• _DO THIS_: Pictures aside, write out every record exactly as it appears.

• _THE RECORDS_:
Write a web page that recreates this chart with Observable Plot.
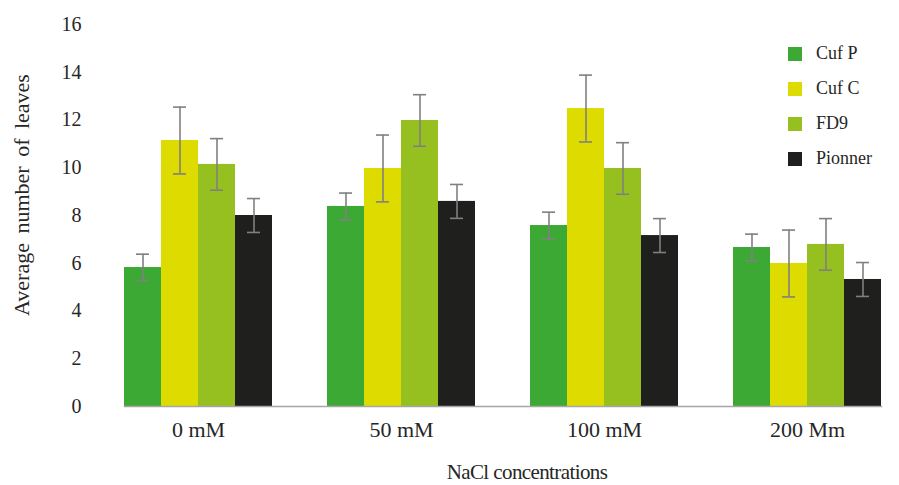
<!DOCTYPE html>
<html>
<head>
<meta charset="utf-8">
<script src="https://cdn.jsdelivr.net/npm/d3@7"></script>
<script src="https://cdn.jsdelivr.net/npm/@observablehq/plot@0.6"></script>
<style>
  html, body { margin: 0; padding: 0; background: #fff; }
  #wrap { position: relative; width: 899px; height: 485px; overflow: hidden; font-family: "Liberation Serif", serif; color: #262626; }
  #wrap svg text { font-family: "Liberation Serif", serif; }
  #ylabel { position: absolute; left: 22px; top: 195px; transform: translate(-50%, -50%) rotate(-90deg); white-space: nowrap; font-size: 22px; line-height: 1; word-spacing: 4px; }
  #xlabel { position: absolute; left: 527px; top: 472px; transform: translate(-50%, -50%); white-space: nowrap; font-size: 21px; line-height: 1; letter-spacing: -0.6px; }
  #legend { position: absolute; left: 788px; top: 36px; font-size: 18px; font-family: "Liberation Serif", serif; }
  .item { display: flex; align-items: center; height: 35px; font-family: "Liberation Serif", serif; }
  .sw { width: 14px; height: 14px; margin-right: 14px; }
</style>
</head>
<body>
<div id="wrap">
  <div id="chart"></div>
  <div id="ylabel">Average number of leaves</div>
  <div id="xlabel">NaCl concentrations</div>
  <div id="legend"></div>
</div>
<script>
const groups = ["0 mM", "50 mM", "100 mM", "200 Mm"];
const series = ["Cuf P", "Cuf C", "FD9", "Pionner"];
const cufP = [5.82, 8.38, 7.58, 6.66];
const cufC = [11.14, 9.97, 12.48, 5.99];
const fd9 = [10.14, 11.98, 9.97, 6.79];
const pionner = [8.0, 8.59, 7.16, 5.32];
const errors = [0.56, 1.4, 1.08, 0.71];
const yTicks = [0, 2, 4, 6, 8, 10, 12, 14, 16];
const colors = ["#3ca935", "#dedb00", "#95c020", "#1f1f1e"];

const valuesBySeries = [cufP, cufC, fd9, pionner];
const data = [];
groups.forEach((g, gi) => {
  series.forEach((s, si) => {
    const v = valuesBySeries[si][gi];
    data.push({group: g, series: s, value: v, lo: v - errors[si], hi: v + errors[si]});
  });
});

const chart = Plot.plot({
  width: 899,
  height: 485,
  marginLeft: 97,
  marginRight: 0,
  marginTop: 24,
  marginBottom: 79,
  style: {fontFamily: "Liberation Serif, serif", fontSize: "18px", color: "#262626", background: "#fff", overflow: "hidden"},
  fx: {domain: groups, range: [96.5, 908.5], paddingInner: 0.27, paddingOuter: 0.135, label: null},
  x: {domain: series, padding: 0, axis: null},
  y: {domain: [0, 16], label: null},
  color: {domain: series, range: colors},
  marks: [
    Plot.barY(data, {fx: "group", x: "series", y: "value", fill: "series"}),
    Plot.ruleX(data, {fx: "group", x: "series", y1: "lo", y2: "hi", stroke: "#808080", strokeWidth: 1.6}),
    Plot.tickY(data, {fx: "group", x: "series", y: "lo", stroke: "#808080", strokeWidth: 1.6, insetLeft: 12, insetRight: 12}),
    Plot.tickY(data, {fx: "group", x: "series", y: "hi", stroke: "#808080", strokeWidth: 1.6, insetLeft: 12, insetRight: 12}),
    Plot.axisY({ticks: yTicks, tickSize: 0, tickPadding: 43, label: null, fontSize: 20}),
    Plot.axisFx({anchor: "bottom", tickSize: 0, tickPadding: 15, label: null, fontSize: 22}),
    Plot.frame({anchor: "bottom", facet: "super", stroke: "#a6a6a6", strokeWidth: 1.5})
  ]
});
document.getElementById("chart").appendChild(chart);

const legend = document.getElementById("legend");
series.forEach((s, i) => {
  const item = document.createElement("div");
  item.className = "item";
  const sw = document.createElement("div");
  sw.className = "sw";
  sw.style.background = colors[i];
  const t = document.createElement("span");
  t.textContent = s;
  item.appendChild(sw);
  item.appendChild(t);
  legend.appendChild(item);
});
</script>
</body>
</html>
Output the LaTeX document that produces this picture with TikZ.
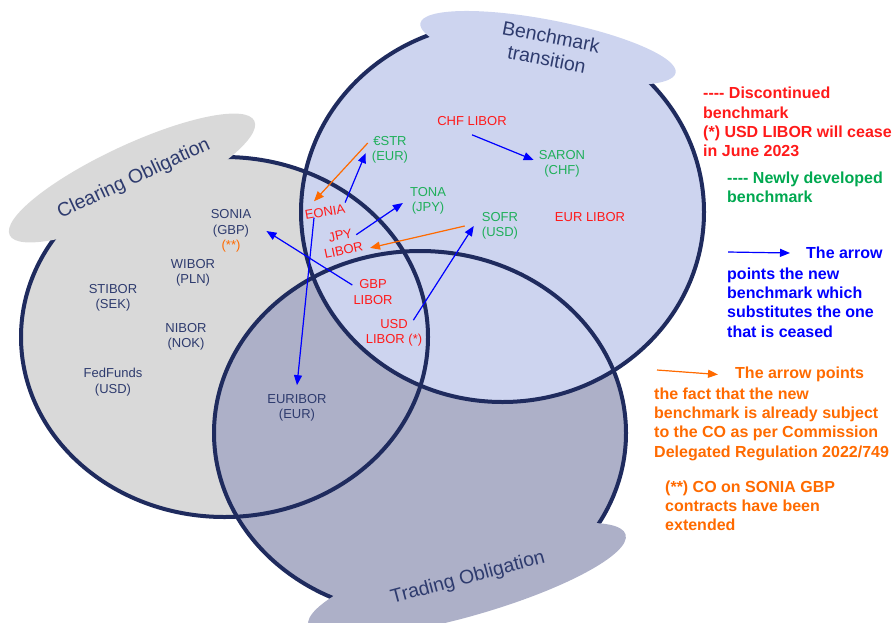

• _OUTPUT BELOW_:
Write a web page that recreates this chart with Observable Plot.
<!DOCTYPE html>
<html>
<head>
<meta charset="utf-8">
<script src="https://cdn.jsdelivr.net/npm/d3@7"></script>
<script src="https://cdn.jsdelivr.net/npm/@observablehq/plot@0.6"></script>
<style>
  html, body { margin: 0; padding: 0; background: #fff; }
  #wrap { position: relative; width: 899px; height: 485px; overflow: hidden; font-family: "Liberation Serif", serif; color: #262626; }
  #wrap svg text { font-family: "Liberation Serif", serif; }
  #ylabel { position: absolute; left: 22px; top: 195px; transform: translate(-50%, -50%) rotate(-90deg); white-space: nowrap; font-size: 22px; line-height: 1; word-spacing: 4px; }
  #xlabel { position: absolute; left: 527px; top: 472px; transform: translate(-50%, -50%); white-space: nowrap; font-size: 21px; line-height: 1; letter-spacing: -0.6px; }
  #legend { position: absolute; left: 788px; top: 36px; font-size: 18px; font-family: "Liberation Serif", serif; }
  .item { display: flex; align-items: center; height: 35px; font-family: "Liberation Serif", serif; }
  .sw { width: 14px; height: 14px; margin-right: 14px; }
</style>
</head>
<body>
<div id="wrap">
  <div id="chart"></div>
  <div id="ylabel">Average number of leaves</div>
  <div id="xlabel">NaCl concentrations</div>
  <div id="legend"></div>
</div>
<script>
const groups = ["0 mM", "50 mM", "100 mM", "200 Mm"];
const series = ["Cuf P", "Cuf C", "FD9", "Pionner"];
const cufP = [5.82, 8.38, 7.58, 6.66];
const cufC = [11.14, 9.97, 12.48, 5.99];
const fd9 = [10.14, 11.98, 9.97, 6.79];
const pionner = [8.0, 8.59, 7.16, 5.32];
const errors = [0.56, 1.4, 1.08, 0.71];
const yTicks = [0, 2, 4, 6, 8, 10, 12, 14, 16];
const colors = ["#3ca935", "#dedb00", "#95c020", "#1f1f1e"];

const valuesBySeries = [cufP, cufC, fd9, pionner];
const data = [];
groups.forEach((g, gi) => {
  series.forEach((s, si) => {
    const v = valuesBySeries[si][gi];
    data.push({group: g, series: s, value: v, lo: v - errors[si], hi: v + errors[si]});
  });
});

const chart = Plot.plot({
  width: 899,
  height: 485,
  marginLeft: 97,
  marginRight: 0,
  marginTop: 24,
  marginBottom: 79,
  style: {fontFamily: "Liberation Serif, serif", fontSize: "18px", color: "#262626", background: "#fff", overflow: "hidden"},
  fx: {domain: groups, range: [96.5, 908.5], paddingInner: 0.27, paddingOuter: 0.135, label: null},
  x: {domain: series, padding: 0, axis: null},
  y: {domain: [0, 16], label: null},
  color: {domain: series, range: colors},
  marks: [
    Plot.barY(data, {fx: "group", x: "series", y: "value", fill: "series"}),
    Plot.ruleX(data, {fx: "group", x: "series", y1: "lo", y2: "hi", stroke: "#808080", strokeWidth: 1.6}),
    Plot.tickY(data, {fx: "group", x: "series", y: "lo", stroke: "#808080", strokeWidth: 1.6, insetLeft: 12, insetRight: 12}),
    Plot.tickY(data, {fx: "group", x: "series", y: "hi", stroke: "#808080", strokeWidth: 1.6, insetLeft: 12, insetRight: 12}),
    Plot.axisY({ticks: yTicks, tickSize: 0, tickPadding: 43, label: null, fontSize: 20}),
    Plot.axisFx({anchor: "bottom", tickSize: 0, tickPadding: 15, label: null, fontSize: 22}),
    Plot.frame({anchor: "bottom", facet: "super", stroke: "#a6a6a6", strokeWidth: 1.5})
  ]
});
document.getElementById("chart").appendChild(chart);

const legend = document.getElementById("legend");
series.forEach((s, i) => {
  const item = document.createElement("div");
  item.className = "item";
  const sw = document.createElement("div");
  sw.className = "sw";
  sw.style.background = colors[i];
  const t = document.createElement("span");
  t.textContent = s;
  item.appendChild(sw);
  item.appendChild(t);
  legend.appendChild(item);
});
</script>
</body>
</html>
Output the LaTeX document that produces this picture with TikZ.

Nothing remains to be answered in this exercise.